Comme il a été dit, le problème essentiel, concernant les ministres, est celui de l’articulation entre responsabilité politique et pénale au regard du fait que les décisions relevant de leurs missions ont un caractère essentiellement politique. Décider du recours à l’arbitrage dans l’affaire opposant un homme d’affaires à une banque publique, engager une procédure administrative contre un magistrat, décider d’un confinement ou rendre des vaccins obligatoires en cas de crise sanitaire, sont des décisions de nature politique qui relèvent d’une responsabilité de nature politique. Cette spécificité justifierait une définition spécifique de certaines infractions commises dans l’exercice de leurs fonctions, ou tout du moins la détermination de conditions particulières à la constitution de telles infractions.
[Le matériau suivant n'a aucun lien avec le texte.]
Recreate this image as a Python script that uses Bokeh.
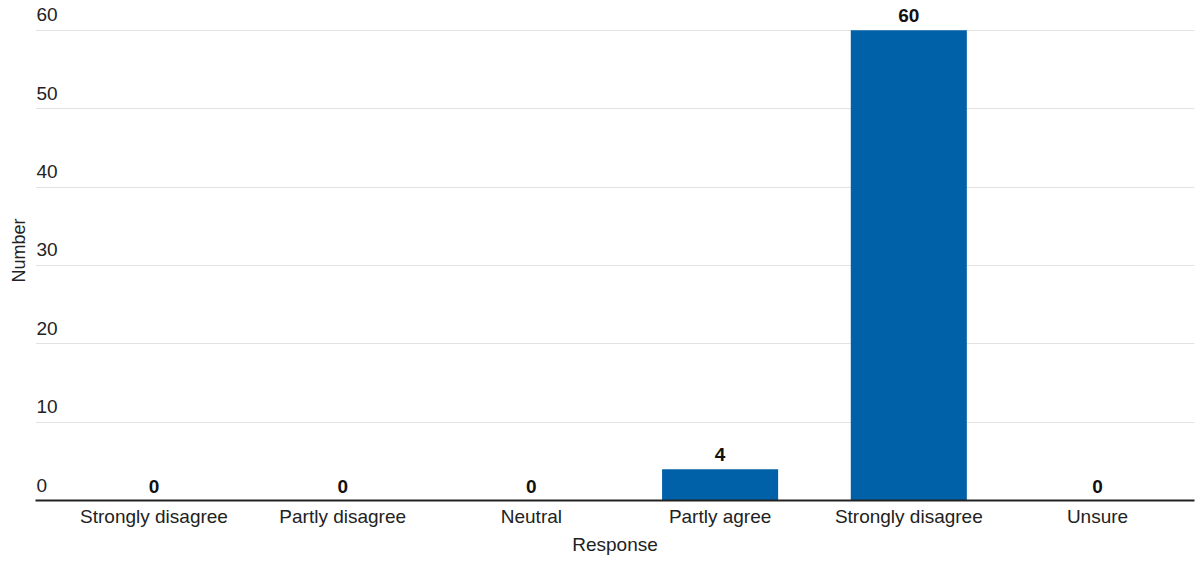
from bokeh.plotting import figure
from bokeh.models import ColumnDataSource, FixedTicker, Range1d
from bokeh.core.properties import value
from bokeh.embed import file_html
from bokeh.resources import INLINE

categories = ["Strongly disagree", "Partly disagree", "Neutral", "Partly agree", "Strongly disagree", "Unsure"]
counts = [0, 0, 0, 4, 60, 0]
y_ticks = [0, 10, 20, 30, 40, 50, 60]

FONT = "Liberation Sans"
BAR = "#0060A8"

xs = list(range(len(categories)))
src = ColumnDataSource(dict(x=xs, top=counts, label=[str(c) for c in counts]))

x_start, x_end = -0.628, 5.514
p = figure(width=1197, height=557, output_backend="svg", toolbar_location=None,
           x_range=Range1d(x_start, x_end), y_range=Range1d(0, 63.8),
           min_border_left=35, min_border_right=3, min_border_top=0, min_border_bottom=54)
p.outline_line_color = None
p.background_fill_color = "white"

p.vbar(x="x", top="top", width=0.615, source=src, color=BAR, line_color=None)

p.text(x="x", y="top", text="label", source=src, text_align="center", text_baseline="bottom",
       y_offset=-8, text_font=value(FONT), text_font_style="bold", text_font_size="19px", text_color="#111111")

# y tick labels drawn inside the plot, above each gridline
tsrc = ColumnDataSource(dict(x=[x_start] * len(y_ticks), y=y_ticks, t=[str(v) for v in y_ticks]))
p.text(x="x", y="y", text="t", source=tsrc, text_align="left", text_baseline="bottom",
       x_offset=1, y_offset=-9, text_font=value(FONT), text_font_size="19px", text_color="#222222")

p.ygrid.ticker = FixedTicker(ticks=y_ticks)
p.ygrid.grid_line_color = "#e2e2e2"
p.xgrid.grid_line_color = None

p.yaxis.ticker = FixedTicker(ticks=[])
p.yaxis.major_label_standoff = 0
p.yaxis.major_tick_out = 0
p.yaxis.major_tick_in = 0
p.yaxis.minor_tick_out = 0
p.yaxis.minor_tick_in = 0
p.yaxis.major_tick_line_color = None
p.yaxis.minor_tick_line_color = None
p.yaxis.axis_line_color = None
p.yaxis.axis_label = "Number"
p.yaxis.axis_label_standoff = 7
p.yaxis.axis_label_text_font = FONT
p.yaxis.axis_label_text_font_size = "18px"
p.yaxis.axis_label_text_font_style = "normal"
p.yaxis.axis_label_text_color = "#222222"

p.xaxis.ticker = FixedTicker(ticks=xs)
p.xaxis.major_label_overrides = {i: c for i, c in enumerate(categories)}
p.xaxis.major_label_text_font = FONT
p.xaxis.major_label_text_font_size = "19px"
p.xaxis.major_label_text_color = "#222222"
p.xaxis.major_label_standoff = -1
p.xaxis.major_tick_line_color = None
p.xaxis.minor_tick_line_color = None
p.xaxis.axis_line_color = "#222222"
p.xaxis.axis_line_width = 2
p.xaxis.axis_label = "Response"
p.xaxis.axis_label_standoff = 4
p.xaxis.axis_label_text_font = FONT
p.xaxis.axis_label_text_font_size = "19px"
p.xaxis.axis_label_text_font_style = "normal"
p.xaxis.axis_label_text_color = "#222222"

open("out.html", "w").write(file_html(p, INLINE))
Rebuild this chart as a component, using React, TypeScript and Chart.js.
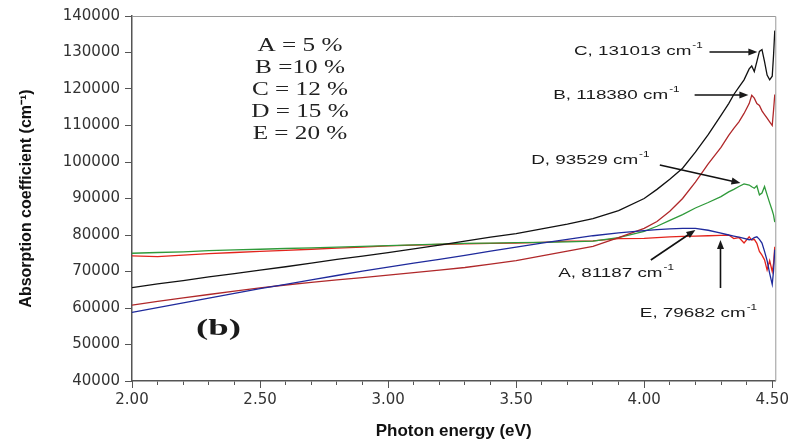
import React, { useEffect, useRef } from 'react';
import { Chart, registerables } from 'chart.js';

Chart.register(...registerables);

// Photon energy (eV), shared by every curve
const energy = [
  2.0, 2.1, 2.2, 2.3, 2.4, 2.5, 2.6, 2.7, 2.8, 2.9,
  3.0, 3.1, 3.2, 3.3, 3.4, 3.5, 3.6, 3.7, 3.8, 3.9,
  4.0, 4.05, 4.1, 4.15, 4.2, 4.25, 4.3,
  4.33, 4.35, 4.37, 4.39,
  4.41, 4.42, 4.43, 4.44, 4.45, 4.46, 4.47, 4.48, 4.49, 4.5,
  4.505, 4.51,
];

// A = 5 %
const seriesA = [
  58800, 60100, 61400, 62700, 64000, 65300, 66500, 67700, 68900, 70100,
  71200, 72300, 73300, 74400, 75600, 76700, 77800, 78800, 79800, 80600,
  81200, 81500, 81700, 81800, 81800, 81300, 80500,
  80000, 79700, 79400, 79100,
  78700, 78800, 79300, 79500, 78800, 77800, 75500, 73000, 69500, 66500,
  70000, 76000,
];

// B = 10 %
const seriesB = [
  60800, 61800, 62800, 63700, 64600, 65500, 66300, 67000, 67700, 68300,
  69000, 69700, 70400, 71100, 72000, 73000, 74300, 75600, 76900, 79300,
  81800, 83700, 86500, 90000, 94500, 99500, 104000,
  107300, 109200, 111000, 113300,
  116000, 118300, 117500, 116000, 115500, 114000, 113000, 112000, 111000, 110000,
  114000, 118500,
];

// C = 12 %
const seriesC = [
  65600, 66600, 67500, 68500, 69400, 70400, 71300, 72300, 73300, 74200,
  75200, 76200, 77200, 78300, 79400, 80400, 81700, 83000, 84500, 86700,
  90000, 92500, 95300, 98300, 102700, 107500, 112800,
  116000, 118500, 120500, 122500,
  125500, 126300, 124800, 127500, 130300, 130800, 127500, 123800, 122500, 123500,
  129000, 136000,
];

// D = 15 %
const seriesD = [
  75000, 75200, 75400, 75700, 75900, 76100, 76300, 76500, 76700, 76900,
  77100, 77300, 77500, 77700, 77800, 77900, 78000, 78100, 78300, 79300,
  81000, 82400, 84000, 85600, 87400, 88900, 90500,
  91800, 92500, 93300, 94000,
  93700, 93200, 92800, 93500, 91000, 91500, 93300, 91000, 88800, 86700,
  85500, 83500,
];

// E = 20 %
const seriesE = [
  74300, 74100, 74500, 74900, 75200, 75500, 75800, 76100, 76400, 76700,
  77000, 77200, 77400, 77600, 77700, 77800, 78000, 78300, 78400, 79000,
  79100, 79300, 79500, 79600, 79700, 79800, 79900,
  80000, 79000, 79300, 77800,
  79500, 78600, 78800, 77700, 75500, 74500, 73200, 70400, 73000, 70000,
  72000, 76800,
];

const seriesNames = ['A', 'B', 'C', 'D', 'E'];
const legendLines = ['A = 5 %', 'B =10 %', 'C = 12 %', 'D = 15 %', 'E = 20 %'];

// Peak annotations: label text, label anchor (eV, value), arrow tail and head (eV, value)
const noteTexts = ['C, 131013 cm', 'B, 118380 cm', 'D, 93529 cm', 'A, 81187 cm', 'E, 79682 cm'];
const noteLabelX = [3.726, 3.645, 3.559, 3.664, 3.983];
const noteLabelY = [130411, 118356, 100548, 69589, 58630];
const noteTailX = [4.255, 4.197, 4.061, 4.026, 4.298];
const noteTailY = [130137, 118356, 99178, 73151, 65479];
const noteHeadX = [4.442, 4.407, 4.376, 4.2, 4.298];
const noteHeadY = [130137, 118356, 94247, 81370, 78630];

const legendX = 2.656;
const legendTopY = 131780;
const legendStepY = 6027;
const panelLabel = '(b)';
const panelX = 2.338;
const panelY = 54247;

const colors = ['#1f2a9c', '#b0282a', '#111111', '#2f9a3a', '#e3241c'];

function drawStretched(
  ctx: CanvasRenderingContext2D,
  text: string,
  x: number,
  y: number,
  font: string,
  sx: number,
  align: 'left' | 'center'
): number {
  ctx.save();
  ctx.font = font;
  ctx.textBaseline = 'middle';
  ctx.textAlign = 'left';
  const w = ctx.measureText(text).width * sx;
  const x0 = align === 'center' ? x - w / 2 : x;
  ctx.translate(x0, y);
  ctx.scale(sx, 1);
  ctx.fillText(text, 0, 0);
  ctx.restore();
  return x0 + w;
}

function drawArrow(ctx: CanvasRenderingContext2D, x1: number, y1: number, x2: number, y2: number) {
  const ang = Math.atan2(y2 - y1, x2 - x1);
  const len = 9;
  const half = 3.5;
  ctx.beginPath();
  ctx.moveTo(x1, y1);
  ctx.lineTo(x2 - Math.cos(ang) * len * 0.8, y2 - Math.sin(ang) * len * 0.8);
  ctx.stroke();
  ctx.beginPath();
  ctx.moveTo(x2, y2);
  ctx.lineTo(
    x2 - Math.cos(ang) * len + Math.sin(ang) * half,
    y2 - Math.sin(ang) * len - Math.cos(ang) * half
  );
  ctx.lineTo(
    x2 - Math.cos(ang) * len - Math.sin(ang) * half,
    y2 - Math.sin(ang) * len + Math.cos(ang) * half
  );
  ctx.closePath();
  ctx.fill();
}

const decorPlugin = {
  id: 'decor',
  afterDatasetsDraw(chart: any) {
    const { ctx, chartArea, scales } = chart;
    const xs = scales.x;
    const ys = scales.y;
    ctx.save();

    // top and right frame
    ctx.strokeStyle = '#9a9a9a';
    ctx.lineWidth = 1;
    ctx.beginPath();
    ctx.moveTo(chartArea.left, chartArea.top + 0.5);
    ctx.lineTo(chartArea.right + 0.5, chartArea.top + 0.5);
    ctx.lineTo(chartArea.right + 0.5, chartArea.bottom);
    ctx.stroke();

    // longer major ticks on the x axis
    ctx.strokeStyle = '#555';
    ctx.lineWidth = 1;
    for (const t of xs.ticks) {
      const v = Number(t.value);
      if (Math.abs(v * 2 - Math.round(v * 2)) < 1e-6) {
        const px = Math.round(xs.getPixelForValue(v)) + 0.5;
        ctx.beginPath();
        ctx.moveTo(px, chartArea.bottom);
        ctx.lineTo(px, chartArea.bottom + 7);
        ctx.stroke();
      }
    }

    // composition legend
    ctx.fillStyle = '#222';
    legendLines.forEach((line, i) => {
      drawStretched(
        ctx,
        line,
        xs.getPixelForValue(legendX),
        ys.getPixelForValue(legendTopY - i * legendStepY),
        '18px "Liberation Serif"',
        1.4,
        'center'
      );
    });

    // panel label
    ctx.fillStyle = '#1a1a1a';
    drawStretched(
      ctx,
      panelLabel,
      xs.getPixelForValue(panelX),
      ys.getPixelForValue(panelY),
      'bold 23px "Liberation Serif"',
      1.6,
      'center'
    );

    // peak notes with arrows
    ctx.fillStyle = '#1a1a1a';
    ctx.strokeStyle = '#111';
    ctx.lineWidth = 1.6;
    noteTexts.forEach((txt, i) => {
      const lx = xs.getPixelForValue(noteLabelX[i]);
      const ly = ys.getPixelForValue(noteLabelY[i]);
      const end = drawStretched(ctx, txt, lx, ly, '13px "Liberation Sans"', 1.45, 'left');
      drawStretched(ctx, '-1', end + 1, ly - 5, '9px "Liberation Sans"', 1.3, 'left');
      drawArrow(
        ctx,
        xs.getPixelForValue(noteTailX[i]),
        ys.getPixelForValue(noteTailY[i]),
        xs.getPixelForValue(noteHeadX[i]),
        ys.getPixelForValue(noteHeadY[i])
      );
    });

    ctx.restore();
  },
};

export default function App() {
  const ref = useRef<HTMLCanvasElement | null>(null);

  useEffect(() => {
    if (!ref.current) return;
    const allSeries = [seriesA, seriesB, seriesC, seriesD, seriesE];
    const chart = new Chart(ref.current, {
      type: 'line',
      data: {
        datasets: allSeries.map((s, i) => ({
          label: seriesNames[i],
          data: energy.map((e, j) => ({ x: e, y: s[j] })),
          borderColor: colors[i],
          backgroundColor: colors[i],
          borderWidth: 1.3,
          pointRadius: 0,
          tension: 0,
          fill: false,
        })),
      },
      options: {
        animation: false,
        responsive: true,
        maintainAspectRatio: false,
        layout: { padding: { left: 0, top: 16, right: 17, bottom: 0 } },
        plugins: {
          legend: { display: false },
          tooltip: { enabled: false },
        },
        scales: {
          x: {
            type: 'linear',
            min: 2,
            max: 4.512,
            afterFit: (scale: any) => {
              scale.height = 62;
            },
            ticks: {
              stepSize: 0.1,
              includeBounds: false,
              autoSkip: false,
              maxRotation: 0,
              minRotation: 0,
              padding: 6,
              color: '#333',
              font: { family: '"DejaVu Sans"', size: 15 },
              callback: (v: any) => {
                const val = Number(v);
                return Math.abs(val * 2 - Math.round(val * 2)) < 1e-6 ? val.toFixed(2) : '';
              },
            },
            grid: {
              display: true,
              drawOnChartArea: false,
              drawTicks: true,
              tickLength: 4,
              tickColor: '#555',
            },
            border: { display: true, color: '#555', width: 1.5 },
            title: {
              display: true,
              text: 'Photon energy (eV)',
              color: '#111',
              font: { family: '"Liberation Sans"', size: 17, weight: 'bold' },
              padding: { top: 0, bottom: 1 },
            },
          },
          y: {
            type: 'linear',
            min: 40000,
            max: 140000,
            afterFit: (scale: any) => {
              scale.width = 132;
            },
            ticks: {
              stepSize: 10000,
              padding: 5,
              color: '#333',
              font: { family: '"DejaVu Sans"', size: 15 },
              callback: (v: any) => String(Math.round(Number(v))),
            },
            grid: {
              display: true,
              drawOnChartArea: false,
              drawTicks: true,
              tickLength: 7,
              tickColor: '#555',
            },
            border: { display: true, color: '#555', width: 1.5 },
            title: {
              display: true,
              text: 'Absorption coefficient (cm⁻¹)',
              color: '#111',
              font: { family: '"Liberation Sans"', size: 16, weight: 'bold' },
              padding: { top: 17, bottom: 0 },
            },
          },
        },
      },
      plugins: [decorPlugin],
    } as any);
    return () => chart.destroy();
  }, []);

  return (
    <div
      style={{
        position: 'absolute',
        left: 0,
        top: 0,
        width: 795,
        height: 443,
        background: '#ffffff',
      }}
    >
      <canvas ref={ref} />
    </div>
  );
}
De ce point de vue, on relèvera que, s’il est, constitutionnellement, dérogé au principe d’égalité s’agissant de la responsabilité du président de la République, il est permis de considérer que ce principe peut s’appliquer de manière atténuée s’agissant des ministres, tant du fait de la spécificité de leur fonction (le principe d’égalité n’ayant vocation à s’appliquer que sous réserve d’exigences d’intérêt général ou de différence de situation en rapport avec l’objet de la loi qui instaure une différence de traitement) que de l’existence d’une responsabilité particulière les concernant, la responsabilité politique, qui est au cœur d’un régime parlementaire et qui s’exerce d’ailleurs dans le système de la Vème République, tant à l’égard du parlement que du président de la République.